Something is badly needed to get the economy moving again and avoid another slowdown.
The good news is that cheaper gas could be the answer. America has hit the energy jackpot with new techniques to extract oil and gas from shale.
The recent widespread use of a technique called hydraulic fracturing, or "fracking," and improved drilling technologies such as horizontal completion to harvest gas from shale, could provide a much-needed economic boost.
Shale extraction represents one of the most important developments for the economy in the last 60 years. It's pushing down energy prices and creating many new opportunities for jobs, investments and manufacturing.
And the new innovations are unique to the United Sates.
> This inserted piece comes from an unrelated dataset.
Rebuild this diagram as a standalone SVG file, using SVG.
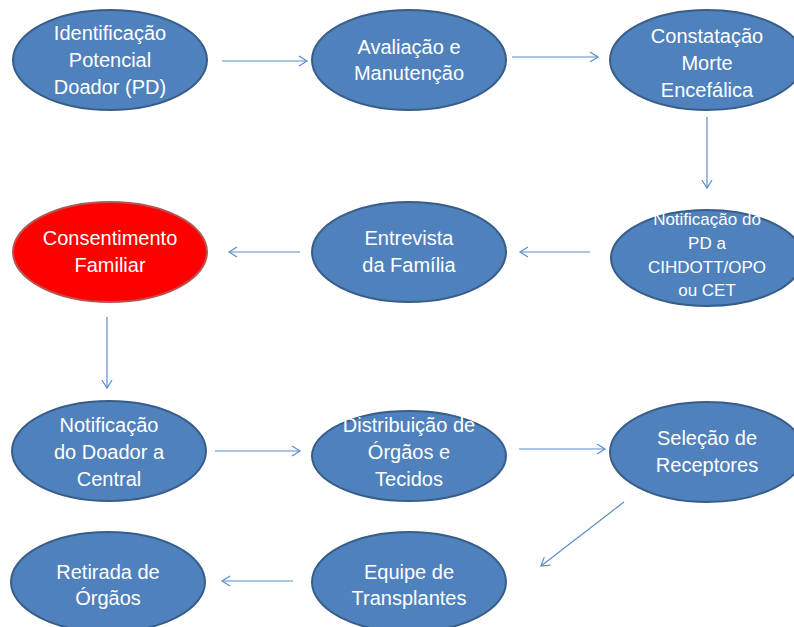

Although other countries will exploit shale, none will come close to the low costs in the U.S. That's because the U.S. has a unique governmental structure in which many powers remain with the states, along with a very competitive market for the product, as opposed to the monopolies and oligopolies that control the market in almost every other country.
While it may sound like the latest energy fad, the shale boom is for real and a serious game changer because of its size and potential longevity. Based on equivalent amounts of energy, natural gas has been about half as expensive as oil for many years.
The Energy Information Administration now predicts gas will be only a quarter or a fifth of the cost of oil through 2030, a big enough price difference to overcome the disadvantages of gas, such as its lower energy intensity by volume.
How did the situation change? Was it because of the tax advantages given to the large oil companies? In fact, no. Big oil largely gave up on drilling onshore in the U.S. to concentrate on finding big fields in other countries or offshore.
But small, innovative companies continued to drill for gas and oil here at home and figured out how to drill sideways and use computer technology to find deposits and extract them. Financial markets helped make this happen because small drillers could sell oil and gas using futures contracts and protect themselves against wild price swings.
The prospect of cheap gas for years to come is already spurring investment. Waste Management Inc. is investing in natural gas trucks that cost $30,000 more but save $27,000 a year in fuel costs.